French regulator Arcep has warned Orange and SFR that they need to sharpen up their FTTH rollout plans if they are to meet new commitments to bring the technology to less densely populated parts of the country.
The operators have pledged to pass 13.7 million premises with the technology over the next five years, amounting to 30 percent of the French population.
Orange will connect 92 percent of premises by the end of 2020, with the remainder connectable on request. It said it would complete the project by the end of 2022.
Meanwhile, SFR said it would connect a minimum of 92 percent of premises by the end of 2020, with the technology available on request to the remainder. It has already committed to connecting 22 million premises in high density areas by the end of 2022.

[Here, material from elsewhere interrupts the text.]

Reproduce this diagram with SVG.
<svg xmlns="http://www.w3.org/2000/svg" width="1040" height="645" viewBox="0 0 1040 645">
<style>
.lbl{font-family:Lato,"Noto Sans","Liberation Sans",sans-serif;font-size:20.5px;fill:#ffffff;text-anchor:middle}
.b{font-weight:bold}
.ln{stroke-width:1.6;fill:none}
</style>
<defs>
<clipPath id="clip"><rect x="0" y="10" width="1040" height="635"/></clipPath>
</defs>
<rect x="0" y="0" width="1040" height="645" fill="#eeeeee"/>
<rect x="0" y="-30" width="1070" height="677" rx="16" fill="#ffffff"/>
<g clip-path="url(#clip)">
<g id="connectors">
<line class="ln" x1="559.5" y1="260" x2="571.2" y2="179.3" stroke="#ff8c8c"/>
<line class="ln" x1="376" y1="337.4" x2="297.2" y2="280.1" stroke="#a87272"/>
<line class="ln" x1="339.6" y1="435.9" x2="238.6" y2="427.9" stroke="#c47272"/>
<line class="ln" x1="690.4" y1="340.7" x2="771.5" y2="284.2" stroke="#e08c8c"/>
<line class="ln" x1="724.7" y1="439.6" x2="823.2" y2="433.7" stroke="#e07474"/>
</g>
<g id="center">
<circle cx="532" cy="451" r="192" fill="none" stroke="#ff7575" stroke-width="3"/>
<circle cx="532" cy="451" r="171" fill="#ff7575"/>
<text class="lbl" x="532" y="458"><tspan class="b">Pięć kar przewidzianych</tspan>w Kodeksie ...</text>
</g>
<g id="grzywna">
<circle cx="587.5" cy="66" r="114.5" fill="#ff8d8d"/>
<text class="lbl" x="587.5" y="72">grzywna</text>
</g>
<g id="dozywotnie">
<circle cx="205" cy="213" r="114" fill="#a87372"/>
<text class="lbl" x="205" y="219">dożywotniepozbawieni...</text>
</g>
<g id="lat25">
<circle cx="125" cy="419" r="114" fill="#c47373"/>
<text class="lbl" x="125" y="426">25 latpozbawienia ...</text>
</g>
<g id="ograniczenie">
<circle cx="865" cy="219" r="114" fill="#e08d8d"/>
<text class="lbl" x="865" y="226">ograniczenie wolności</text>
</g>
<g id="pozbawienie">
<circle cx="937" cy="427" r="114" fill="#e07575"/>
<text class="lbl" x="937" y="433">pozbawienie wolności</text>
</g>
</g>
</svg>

The commitments mark a breakthrough in Arcep's attempts to widen the spread of the technology. It first called for letters of intent to take part in 2010.

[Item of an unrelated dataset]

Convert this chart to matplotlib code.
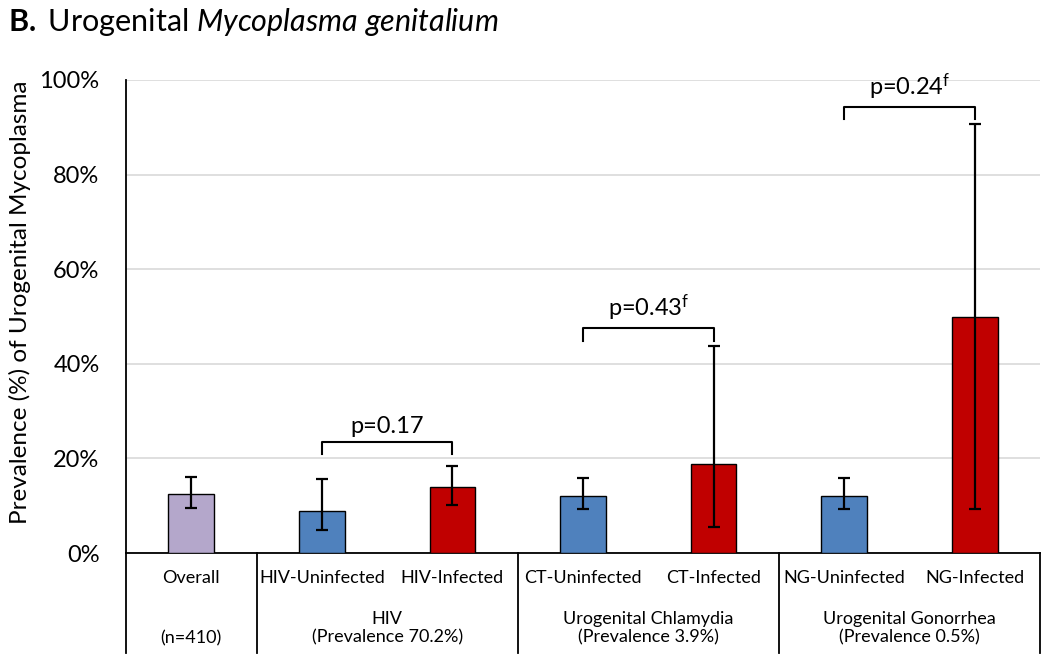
import matplotlib
matplotlib.use("Agg")
import matplotlib.pyplot as plt
import matplotlib.transforms as mtransforms
import numpy as np

# ---------------------------------------------------------------------------
# Data
# ---------------------------------------------------------------------------

CATEGORIES = ["Overall", "HIV-Uninfected", "HIV-Infected", "CT-Uninfected",
              "CT-Infected", "NG-Uninfected", "NG-Infected"]
PREVALENCE = [12.4, 8.9, 13.9, 12.1, 18.8, 12.1, 50.0]
CI_LOW = [9.6, 4.9, 10.2, 9.3, 5.6, 9.3, 9.3]
CI_HIGH = [16.0, 15.6, 18.3, 15.8, 43.8, 15.8, 90.7]
BAR_KIND = ["overall", "uninf", "inf", "uninf", "inf", "uninf", "inf"]

GROUPS = ["(n=410)", "HIV\n(Prevalence 70.2%)",
          "Urogenital Chlamydia\n(Prevalence 3.9%)",
          "Urogenital Gonorrhea\n(Prevalence 0.5%)"]
GROUP_SPANS = [(0, 0), (1, 2), (3, 4), (5, 6)]

# comparisons: (left bar, right bar), label, bracket height, leg bottom
P_LABELS = ["p=0.17", "p=0.43$^{\\mathrm{f}}$", "p=0.24$^{\\mathrm{f}}$"]
P_PAIRS = [(1, 2), (3, 4), (5, 6)]
P_HEIGHTS = [23.5, 47.6, 94.3]
P_LEGS = [21.0, 44.8, 91.7]

# ---------------------------------------------------------------------------
# Style
# ---------------------------------------------------------------------------

COLORS = {"overall": "#B4A7CB", "uninf": "#4F81BD", "inf": "#C00000"}
FONT = "Lato"
plt.rcParams["font.family"] = [FONT, "DejaVu Sans"]
plt.rcParams["mathtext.fontset"] = "custom"
plt.rcParams["mathtext.rm"] = FONT
plt.rcParams["mathtext.it"] = f"{FONT}:italic"
plt.rcParams["mathtext.bf"] = f"{FONT}:bold"

fig = plt.figure(figsize=(10.5, 6.61), dpi=100)
ax = fig.add_axes([126 / 1050, 1 - 553 / 661, (1040 - 126) / 1050, 473 / 661])

x = np.arange(len(CATEGORIES))
colors = [COLORS[k] for k in BAR_KIND]
ax.bar(x, PREVALENCE, width=0.35, color=colors, edgecolor="black",
       linewidth=1.0, zorder=3)

yerr = [np.array(PREVALENCE) - np.array(CI_LOW),
        np.array(CI_HIGH) - np.array(PREVALENCE)]
ax.errorbar(x, PREVALENCE, yerr=yerr, fmt="none", ecolor="black",
            elinewidth=1.6, capsize=4, capthick=1.6, zorder=4)

# ---------------------------------------------------------------------------
# Axes
# ---------------------------------------------------------------------------

ax.set_xlim(-0.5, len(CATEGORIES) - 0.5)
ax.set_ylim(0, 100)
ax.set_yticks(range(0, 101, 20))
ax.set_yticklabels([f"{v}%" for v in range(0, 101, 20)], fontsize=17)
ax.tick_params(axis="y", length=0, pad=19)
ax.set_xticks([])
ax.yaxis.grid(True, color="#D9D9D9", linewidth=1.2, zorder=0)
ax.set_axisbelow(True)
for side in ("top", "right"):
    ax.spines[side].set_visible(False)
ax.spines["left"].set_linewidth(1.3)
ax.spines["bottom"].set_linewidth(1.3)

ax.set_ylabel("Prevalence (%) of Urogenital Mycoplasma", fontsize=17.5)
ax.yaxis.set_label_coords(-0.104, 0.53)

# ---------------------------------------------------------------------------
# Category table under the axis
# ---------------------------------------------------------------------------

trans = mtransforms.blended_transform_factory(ax.transData, ax.transAxes)
table_bottom = -0.211
for xs in [-0.5, 0.5, 2.5, 4.5, 6.5]:
    ax.plot([xs, xs], [0, table_bottom], transform=trans, color="black",
            linewidth=1.3, clip_on=False)

for xi, name in zip(x, CATEGORIES):
    ax.text(xi, -0.053, name, transform=trans, ha="center", va="center",
            fontsize=13)

for (a, b), label in zip(GROUP_SPANS, GROUPS):
    if "\n" in label:
        ax.text((a + b) / 2, -0.159, label, transform=trans, ha="center",
                va="center", fontsize=13, linespacing=1.15)
    else:
        ax.text((a + b) / 2, -0.18, label, transform=trans, ha="center",
                va="center", fontsize=13)

# ---------------------------------------------------------------------------
# p-value brackets
# ---------------------------------------------------------------------------

for (a, b), label, h, leg in zip(P_PAIRS, P_LABELS, P_HEIGHTS, P_LEGS):
    ax.plot([a, a, b, b], [leg, h, h, leg], color="black", linewidth=1.5,
            zorder=5, clip_on=False, solid_joinstyle="round")
    ax.text((a + b) / 2, h + 1.0, label, ha="center", va="bottom",
            fontsize=17, zorder=5)

# ---------------------------------------------------------------------------
# Title
# ---------------------------------------------------------------------------

fig.text(8 / 1050, 1 - 22 / 661,
         r"$\mathbf{B.}$ Urogenital $\mathit{Mycoplasma\ genitalium}$",
         ha="left", va="center", fontsize=22)

fig.savefig("out.png", dpi=100, facecolor="white")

However, the French regulator warned yesterday that both operators could be fined if they do not meet their commitments. It said the operators also needed "a sustained scaling up of efforts" if the targets are to be met.
Operators must inform local authorities of their plans at least six months before work starts.
Arcep also knocked back unspecified proposals from SFR to upgrade its existing cable networks to FTTH, arguing they would be economically inefficient and ultimately hamper deployments.
Meanwhile, the French regulator has finalised plans to reallocate spectrum from the 900MHz, 1800MHz and 2.1GHz band to fuel demand for LTE services.
The so-called New Deal for Mobile was first proposed in April and aims to enable ubiquitous 4G coverage across metropolitan France by 2020.
Each of France's four operators will have to build 5,000 new sites and could face fines if they fail to meet infrastructure requirements or the terms of the spectrum reallocation.
Arcep will also publish a quarterly scorecard, starting from June, that will track each operator's performance in a variety of areas, including widespread LTE coverage, indoor coverage, and 4G along transport routes.